Paramount issued a statement welcoming the WBD board's determination, signaling its readiness to engage constructively to deliver the transaction to WBD shareholders.

The sweetened proposal represents a fortified attempt to break WBD away from Netflix.

In addition to the increased $31 per share cash price for full ownership of the media giant, Paramount has committed to absorbing the substantial costs of abandoning the existing pact.

The company reaffirmed it will cover the $2.8 billion termination fee WBD would owe its current merger partner, while also eliminating a potential $1.5 billion financing cost associated with WBD's debt exchange offer.

To further derisk the proposal for WBD and address potential completion anxieties, Paramount increased its regulatory reverse break fee to $7 billion in the event antitrust hurdles derail the acquisition.

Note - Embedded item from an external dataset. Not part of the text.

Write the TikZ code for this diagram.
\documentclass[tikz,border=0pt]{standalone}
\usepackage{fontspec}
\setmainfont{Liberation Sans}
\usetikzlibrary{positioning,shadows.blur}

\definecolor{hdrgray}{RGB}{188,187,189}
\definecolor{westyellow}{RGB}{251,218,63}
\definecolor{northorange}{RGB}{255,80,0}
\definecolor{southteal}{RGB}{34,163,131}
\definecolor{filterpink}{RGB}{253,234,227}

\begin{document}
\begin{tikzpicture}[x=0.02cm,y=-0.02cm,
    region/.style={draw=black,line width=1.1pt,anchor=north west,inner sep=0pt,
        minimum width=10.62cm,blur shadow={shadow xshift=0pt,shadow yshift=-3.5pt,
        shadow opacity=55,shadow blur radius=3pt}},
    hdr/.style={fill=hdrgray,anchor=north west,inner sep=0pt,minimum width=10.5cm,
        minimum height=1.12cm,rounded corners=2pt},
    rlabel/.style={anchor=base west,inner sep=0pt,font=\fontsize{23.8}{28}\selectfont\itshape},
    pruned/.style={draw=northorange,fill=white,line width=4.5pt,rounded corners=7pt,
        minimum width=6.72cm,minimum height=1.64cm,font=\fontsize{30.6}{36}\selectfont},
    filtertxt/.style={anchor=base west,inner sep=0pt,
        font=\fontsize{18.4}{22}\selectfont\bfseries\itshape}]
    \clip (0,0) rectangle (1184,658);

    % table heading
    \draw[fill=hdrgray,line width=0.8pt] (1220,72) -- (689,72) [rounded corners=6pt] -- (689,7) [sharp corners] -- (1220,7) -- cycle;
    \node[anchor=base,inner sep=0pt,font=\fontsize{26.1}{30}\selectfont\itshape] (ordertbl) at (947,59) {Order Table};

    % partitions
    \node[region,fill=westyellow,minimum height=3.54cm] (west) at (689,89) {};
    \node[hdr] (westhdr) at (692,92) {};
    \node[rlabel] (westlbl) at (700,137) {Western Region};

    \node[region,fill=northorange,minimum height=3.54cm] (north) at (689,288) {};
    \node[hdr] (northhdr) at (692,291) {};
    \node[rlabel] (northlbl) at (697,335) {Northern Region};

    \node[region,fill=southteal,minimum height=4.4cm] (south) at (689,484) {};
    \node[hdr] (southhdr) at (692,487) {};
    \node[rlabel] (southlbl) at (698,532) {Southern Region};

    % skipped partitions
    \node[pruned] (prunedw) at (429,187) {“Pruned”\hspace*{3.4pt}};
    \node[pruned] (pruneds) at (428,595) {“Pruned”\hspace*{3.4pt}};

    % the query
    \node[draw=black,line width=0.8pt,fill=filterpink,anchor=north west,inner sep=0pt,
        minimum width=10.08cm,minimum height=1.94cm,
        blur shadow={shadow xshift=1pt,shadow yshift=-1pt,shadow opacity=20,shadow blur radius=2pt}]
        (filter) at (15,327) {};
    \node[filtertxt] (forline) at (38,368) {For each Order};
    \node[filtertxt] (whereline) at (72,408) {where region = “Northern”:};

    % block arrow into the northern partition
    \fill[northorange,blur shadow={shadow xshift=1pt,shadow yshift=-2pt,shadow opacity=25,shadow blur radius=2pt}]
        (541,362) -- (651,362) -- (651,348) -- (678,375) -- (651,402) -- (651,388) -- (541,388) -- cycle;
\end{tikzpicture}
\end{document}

The acquirer also accelerated the timeline for a daily ticking fee, offering 25 cents per quarter to commence after September 30, 2026, until the deal's consummation.

Furthermore, Paramount agreed to provide additional equity funding if required to support solvency certificates for its lending banks.

Notably, the revised proposal excludes the performance of WBD's Global Linear Networks business from the definition of a "Company Material Adverse Effect," effectively shielding the transaction from the secular pressures facing traditional cable television.

The path to a potential Paramount-WBD tie-up cleared a preliminary regulatory milestone recently, with the waiting period under the Hart-Scott-Rodino Antitrust Improvements Act expiring late on February 19, 2026.

To formally pivot to Paramount, the WBD board must explicitly declare the revised offer a "Company Superior Proposal."

Such a designation triggers a four-business-day matching period, allowing Netflix the opportunity to counter.

If Netflix declines or fails to outbid the Paramount offer, WBD would be cleared to terminate the Netflix agreement and execute a definitive merger agreement with Paramount.